Through hole assembly is a critical step in the electronic component assembly, alongside SMT. Unlike SMT assembly, through hole assembly components are DIP components that require their leads to be inserted into the holes of the PCB before soldering the other side. Two primary methods are used for this process: manual soldering and wave soldering.

While SMD components have become increasingly popular and now account for a larger proportion of PCB assembly, some expensive components still require through-hole assembly due to their superior reliability and stability. This process ensures a more robust mechanical and electrical connection between the component and the PCB, making it an essential technique for certain applications.

Step 7: Functional Testing and Cleaning

After the assembly PCB, it is essential to conduct functional testing on the PCBA boards to ensure they meet the required performance standards. In the event of any errors, the root cause should be identified and resolved. Once the boards are confirmed to be correct, it is crucial to thoroughly clean the board surface. This is particularly important as the use of flux, solder paste, and other chemicals during the manufacturing process can cause corrosion and short circuits if left on the board.

To clean the PCBA board, a cleaner such as isopropyl alcohol can be applied to the board surface using a nozzle or brush. The board should then be rinsed with deionized water or other cleaning solution to remove any residue. Finally, compressed air or an oven can be used to dry the board. Proper cleaning of the PCBA board is vital for the long-term storage and reliable operation of these circuit boards.
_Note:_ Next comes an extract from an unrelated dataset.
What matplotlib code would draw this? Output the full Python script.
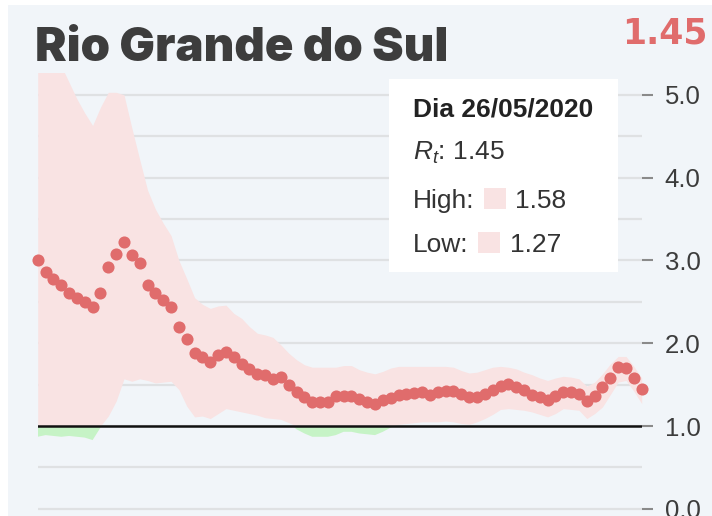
import numpy as np
import pandas as pd
import matplotlib
matplotlib.use('Agg')
import matplotlib.pyplot as plt
from matplotlib.patches import Rectangle

plt.rcParams['font.family'] = ['Liberation Sans', 'DejaVu Sans']
plt.rcParams['mathtext.fontset'] = 'custom'
plt.rcParams['mathtext.it'] = 'Liberation Sans:italic'
plt.rcParams['mathtext.rm'] = 'Liberation Sans'

# Rt estimates per day for Rio Grande do Sul, ending 26/05/2020
rt = [3.00, 2.86, 2.78, 2.70, 2.61, 2.55, 2.50, 2.44, 2.61, 2.92,
      3.08, 3.22, 3.06, 2.97, 2.70, 2.61, 2.52, 2.44, 2.19, 2.05,
      1.88, 1.83, 1.77, 1.86, 1.89, 1.83, 1.75, 1.69, 1.63, 1.61,
      1.57, 1.59, 1.50, 1.41, 1.35, 1.29, 1.29, 1.29, 1.36, 1.36,
      1.36, 1.33, 1.29, 1.26, 1.31, 1.34, 1.37, 1.39, 1.40, 1.41,
      1.37, 1.41, 1.42, 1.42, 1.39, 1.35, 1.35, 1.39, 1.43, 1.48,
      1.51, 1.47, 1.44, 1.38, 1.35, 1.32, 1.36, 1.41, 1.41, 1.39,
      1.30, 1.36, 1.47, 1.58, 1.71, 1.70, 1.58, 1.45]
high = [5.40, 5.40, 5.40, 5.35, 5.15, 4.95, 4.78, 4.63, 4.85, 5.03,
        5.03, 5.00, 4.60, 4.22, 3.85, 3.62, 3.45, 3.30, 3.00, 2.78,
        2.55, 2.47, 2.42, 2.45, 2.46, 2.36, 2.30, 2.20, 2.12, 2.10,
        2.07, 1.98, 1.88, 1.80, 1.74, 1.71, 1.71, 1.71, 1.71, 1.73,
        1.73, 1.68, 1.65, 1.63, 1.66, 1.70, 1.72, 1.72, 1.72, 1.72,
        1.72, 1.72, 1.72, 1.71, 1.67, 1.64, 1.65, 1.68, 1.71, 1.72,
        1.71, 1.69, 1.65, 1.62, 1.58, 1.55, 1.58, 1.60, 1.59, 1.57,
        1.48, 1.53, 1.63, 1.75, 1.84, 1.84, 1.72, 1.58]
low = [0.87, 0.89, 0.88, 0.87, 0.88, 0.87, 0.86, 0.83, 0.98, 1.12,
       1.30, 1.57, 1.54, 1.57, 1.55, 1.52, 1.53, 1.54, 1.44, 1.24,
       1.11, 1.12, 1.09, 1.15, 1.21, 1.19, 1.17, 1.15, 1.13, 1.10,
       1.09, 1.08, 1.04, 0.96, 0.91, 0.87, 0.87, 0.87, 0.89, 0.93,
       0.93, 0.91, 0.90, 0.89, 0.93, 0.98, 1.02, 1.03, 1.04, 1.05,
       1.05, 1.05, 1.06, 1.05, 1.03, 1.02, 1.05, 1.09, 1.14, 1.20,
       1.21, 1.20, 1.19, 1.17, 1.14, 1.11, 1.15, 1.21, 1.20, 1.19,
       1.09, 1.15, 1.23, 1.38, 1.53, 1.55, 1.42, 1.27]
yticks = [0, 1, 2, 3, 4, 5]
title = 'Rio Grande do Sul'
last_day = '26/05/2020'

dates = pd.date_range(end=pd.to_datetime(last_day, dayfirst=True), periods=len(rt))
rt = np.array(rt)
high = np.array(high)
low = np.array(low)

bg = '#f1f5f9'
red = '#e06c6c'
W, H = 712, 516

fig = plt.figure(figsize=(W / 100, H / 100), dpi=100)
fig.patch.set_facecolor('white')
# light panel, leaving a thin white strip at left and top like the screenshot
fig.patches.append(Rectangle((8 / W, 0), 1, 1 - 5 / H, transform=fig.transFigure,
                             facecolor=bg, edgecolor='none', zorder=-10))

ax = fig.add_axes([37.7 / W, 0, 604 / W, (516 - 73) / H])
ax.set_facecolor('none')
ax.set_xlim(dates[0], dates[-1])
ax.set_ylim((508.8 - 516) / 82.8, (508.8 - 73) / 82.8)

for g in np.arange(0, 5.01, 0.5):
    ax.axhline(g, color='#dfe1e3', lw=1.6, zorder=0)

ax.fill_between(dates, np.maximum(low, 1), high, where=high > 1, interpolate=True,
                color='#f9e3e3', lw=0, zorder=1)
ax.fill_between(dates, low, np.minimum(high, 1), where=low < 1, interpolate=True,
                color='#c6f3c6', lw=0, zorder=1)
ax.axhline(1, color='#111111', lw=1.8, zorder=2)
ax.scatter(dates, rt, s=76, color=red, lw=0, zorder=3, clip_on=False)

ax.yaxis.tick_right()
ax.set_yticks(yticks)
ax.set_yticklabels(['%.1f' % t for t in yticks])
ax.tick_params(axis='y', length=8, width=1.5, color='#8a8a8a', pad=8.5,
               labelsize=18.5, labelcolor='#3c3c3c')
ax.set_xticks([])
for s in ax.spines.values():
    s.set_visible(False)

fig.text(35 / W, 1 - 61 / H, title, fontsize=34, fontweight=900,
         family=['Inter', 'DejaVu Sans'], color='#3d3d3d', va='baseline')
fig.text(708 / W, 1 - 43.5 / H, '%.2f' % rt[-1], fontsize=25, fontweight='bold',
         family='DejaVu Sans', color=red, ha='right', va='baseline')

# tooltip box for the last day
fig.patches.append(Rectangle((389 / W, 1 - 272 / H), 229 / W, 193 / H,
                             transform=fig.transFigure, facecolor='white',
                             edgecolor='none', zorder=5))
fs = 19
fig.text(413 / W, 1 - 116.5 / H, 'Dia ' + dates[-1].strftime('%d/%m/%Y'),
         fontsize=fs, fontweight='bold', color='#222222', va='baseline', zorder=6)
fig.text(413 / W, 1 - 160 / H, r'$R_t$: %.2f' % rt[-1], fontsize=fs,
         color='#333333', va='baseline', zorder=6)
fig.text(413 / W, 1 - 208 / H, 'High:', fontsize=fs, color='#333333',
         va='baseline', zorder=6)
fig.text(515 / W, 1 - 208 / H, '%.2f' % high[-1], fontsize=fs, color='#333333',
         va='baseline', zorder=6)
fig.text(413 / W, 1 - 252.5 / H, 'Low:', fontsize=fs, color='#333333',
         va='baseline', zorder=6)
fig.text(510 / W, 1 - 252.5 / H, '%.2f' % low[-1], fontsize=fs, color='#333333',
         va='baseline', zorder=6)
fig.patches.append(Rectangle((484 / W, 1 - 209 / H), 22 / W, 21 / H,
                             transform=fig.transFigure, facecolor='#f9e3e3',
                             edgecolor='none', zorder=6))
fig.patches.append(Rectangle((478 / W, 1 - 253 / H), 22 / W, 21 / H,
                             transform=fig.transFigure, facecolor='#f9e3e3',
                             edgecolor='none', zorder=6))

fig.savefig('out.png', dpi=100, facecolor=fig.get_facecolor())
Precautions in the PCB assembly process

  • Design Specifications: Before beginning assembly, it is crucial to review the design specifications, including circuit layout, component orientation, pin spacing, and pad size, to ensure that the assembly process aligns with the design intent.
  • Component Selection: Choosing the right component suppliers is critical in ensuring that the components are of high quality and are functional on the board.
  • Solder Paste Management: Solder paste is a crucial element in the assembly process. Proper selection, use, and storage of solder paste can significantly improve the quality of PCBA.
  • Squeegee Pressure: It is important to set reasonable parameters before using the squeegee to avoid potential issues such as solder paste bridging and leakage.
  • Personal Safety Hazard: When soldering circuit boards, it is essential to take necessary protective measures to ensure personal safety.
  • Soldering Quality: The quality of solder joints is vital in PCBA manufacturing as it affects the reliability and performance of electronic boards. Control of soldering temperature and time is critical to achieve high-quality solder joints.
  • Anti-static Measures: Electronic components are sensitive to static electricity, which can cause electrical breakdowns. Therefore, it is necessary to implement measures such as grounding or wearing an electrostatic wristband.
  • Document Management: A robust document management system can aid in fault-finding by enabling traceability, quality control, and compliance with industry standards and regulations.